Solver-Driven Mixed Game Analysis is the computational implementation of GTO reasoning. Solvers—programs that use algorithms like counterfactual regret minimization to approximate equilibrium strategies—have been applied to mixed-game variants, though with less completeness than in no-limit hold'em. The complexity of mixed games (multiple betting rounds, variable hand rankings, split-pot structures) makes full-game solving computationally expensive, so solvers are often used to analyze specific subgames: river situations in 2-7 triple draw, turn decisions in stud eight-or-better, or pre-flop ranges in limit hold'em within a mixed-game context. Solver-Driven Analysis has partly superseded the High-Stakes Mixed Game School's reliance on game selection as the primary edge. If a solver can generate a near-optimal strategy for every variant in a rotation, then the player who memorizes those strategies can neutralize opponents who rely on game selection alone. However, solver analysis has not made exploitative play obsolete. Solvers are only as good as the assumptions they are given about opponent ranges, and in mixed games those assumptions are often uncertain. The solver-driven player who faces an unknown opponent must fall back on exploitative reasoning to update their model of the opponent's strategy.

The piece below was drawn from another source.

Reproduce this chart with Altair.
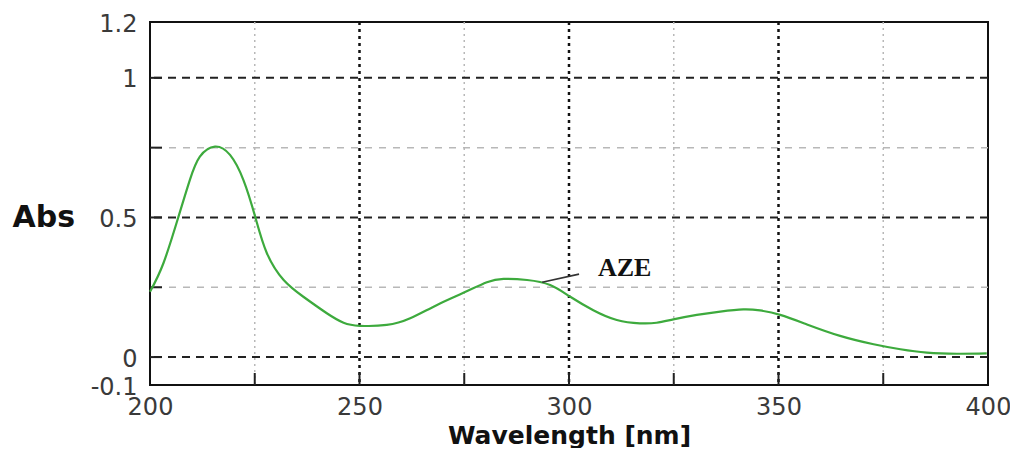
import altair as alt
import pandas as pd

# Spectrum
wavelength = [200, 203.2, 206.8, 209.5, 211.9, 215.5, 219.1, 222.3, 225.1, 227.9,
              231.9, 236.6, 242.2, 246.2, 250.1, 256.5, 262.1, 268.4, 274.8, 280.4,
              284.4, 290.0, 295.5, 300.3, 305.8, 311.4, 316.9, 320.9, 324.9, 330.5,
              336.1, 341.6, 345.6, 350.4, 356.8, 364.7, 372.7, 379.1, 385.4, 392.6, 399.7]
absorbance = [0.234, 0.336, 0.503, 0.634, 0.718, 0.754, 0.724, 0.634, 0.503, 0.372,
              0.276, 0.216, 0.157, 0.123, 0.112, 0.115, 0.139, 0.186, 0.230, 0.268,
              0.280, 0.276, 0.258, 0.216, 0.168, 0.133, 0.121, 0.123, 0.135, 0.151,
              0.163, 0.171, 0.167, 0.151, 0.117, 0.076, 0.046, 0.028, 0.016, 0.012, 0.013]

x_ticks = [200, 250, 300, 350, 400]
y_ticks = [-0.1, 0, 0.5, 1, 1.2]
x_major_grid = [250, 300, 350]
x_minor_grid = [225, 275, 325, 375]
y_major_grid = [0, 0.5, 1]
y_minor_grid = [0.25, 0.75]

label_text = ["AZE"]
label_x = [306.9]
label_y = [0.319]
leader_x = [293.6]
leader_y = [0.268]
leader_x2 = [302.4]
leader_y2 = [0.297]

X_DOMAIN = [200, 400]
Y_DOMAIN = [-0.1, 1.2]

xs = alt.Scale(domain=X_DOMAIN, nice=False, zero=False)
ys = alt.Scale(domain=Y_DOMAIN, nice=False, zero=False)

spec_df = pd.DataFrame({"wl": wavelength, "abs": absorbance})

x_axis = alt.Axis(values=x_ticks, grid=False, ticks=False, domain=False,
                  labelFont="DejaVu Sans", labelFontSize=24, labelColor="#3a3a3a",
                  labelPadding=10, labelOverlap=False, labelFlush=False,
                  title="Wavelength [nm]", titleFont="DejaVu Sans", titleFontWeight="bold",
                  titleFontSize=25, titleColor="#111111", titleBaseline="middle", titleY=50)
y_axis = alt.Axis(values=y_ticks, format="~g", grid=False, ticks=False, domain=False,
                  labelExpr="replace(datum.label, '\u2212', '-')",
                  labelFont="DejaVu Sans", labelFontSize=24, labelColor="#3a3a3a",
                  labelPadding=13, labelOverlap=False, labelFlush=False, labelOffset=2,
                  title="Abs", titleFont="DejaVu Sans", titleFontWeight="bold",
                  titleFontSize=30, titleColor="#111111", titleAngle=0,
                  titleAlign="left", titleBaseline="middle", titleX=-138, titleY=195)


def X(field):
    return alt.X(field, scale=xs, axis=x_axis, title="Wavelength [nm]")


def Y(field):
    return alt.Y(field, scale=ys, axis=y_axis, title="Abs")


vminor = alt.Chart(pd.DataFrame({"v": x_minor_grid})).mark_rule(
    color="#b8b8b8", strokeWidth=1.5, strokeDash=[2, 4]).encode(x=X("v:Q"))
hminor = alt.Chart(pd.DataFrame({"v": y_minor_grid})).mark_rule(
    color="#b8b8b8", strokeWidth=1.5, strokeDash=[7, 7]).encode(y=Y("v:Q"))
vmajor = alt.Chart(pd.DataFrame({"v": x_major_grid})).mark_rule(
    color="#111111", strokeWidth=2.5, strokeDash=[3, 4]).encode(x=X("v:Q"))
hmajor = alt.Chart(pd.DataFrame({"v": y_major_grid})).mark_rule(
    color="#222222", strokeWidth=2, strokeDash=[8, 6]).encode(y=Y("v:Q"))

ytick_df = pd.DataFrame({"v": y_major_grid + y_minor_grid})
yticks = alt.Chart(ytick_df).mark_rule(color="#222222", strokeWidth=2).encode(
    y=Y("v:Q"), x=alt.value(0), x2=alt.value(12))
xtick_df = pd.DataFrame({"v": x_major_grid + x_minor_grid})
xticks = alt.Chart(xtick_df).mark_rule(color="#222222", strokeWidth=2).encode(
    x=X("v:Q"), y=alt.value(363), y2=alt.value(351))

line = alt.Chart(spec_df).mark_line(color="#3daa3d", strokeWidth=2.2,
                                    interpolate="natural").encode(
    x=X("wl:Q"), y=Y("abs:Q"))

leader = alt.Chart(pd.DataFrame({"x": leader_x, "y": leader_y,
                                 "x2": leader_x2, "y2": leader_y2})).mark_rule(
    color="#333333", strokeWidth=1.6).encode(
    x=X("x:Q"), y=Y("y:Q"), x2="x2:Q", y2="y2:Q")
label = alt.Chart(pd.DataFrame({"t": label_text, "x": label_x, "y": label_y})).mark_text(
    font="Liberation Serif", fontWeight="bold", fontSize=26, align="left",
    baseline="middle", color="#111111").encode(
    x=X("x:Q"), y=Y("y:Q"), text="t:N")

chart = alt.layer(vminor, hminor, vmajor, hmajor, yticks, xticks, line, leader, label).properties(
    width=838, height=363,
    autosize=alt.AutoSizeParams(type="none"),
    padding={"left": 142, "top": 14, "right": 22, "bottom": 63},
    background="white",
).configure_view(stroke="#111111", strokeWidth=2)

chart.save("out.html", embed_options={"renderer": "svg", "actions": False})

Today's leading frameworks agree on one fundamental point: mixed games require variant-specific reasoning. The era of importing limit hold'em concepts wholesale is over. They disagree, however, on how that reasoning should be generated. Exploitative Mixed-Game Play trusts human pattern recognition and live observation; GTO Mixed-Game Frameworks trust mathematical equilibrium; Solver-Driven Mixed Game Analysis trusts computational approximation. These disagreements are not merely academic. In practice, a player who relies solely on solvers may be slow to adapt to a live opponent's unconventional play, while a player who relies solely on exploitation may miss profitable adjustments that a solver would reveal. The most successful mixed-game players today move fluidly among all three frameworks: they use solvers to study equilibrium ranges, GTO concepts to evaluate their own decisions, and exploitative reasoning to target opponents' weaknesses. The tension between these frameworks is not a sign of an immature field; it is the engine that continues to push mixed-game strategy forward. As solvers become more powerful and mixed-game variants become more popular, the balance among these approaches will shift, but the need for strategic breadth—the core pressure that defines mixed games—will remain.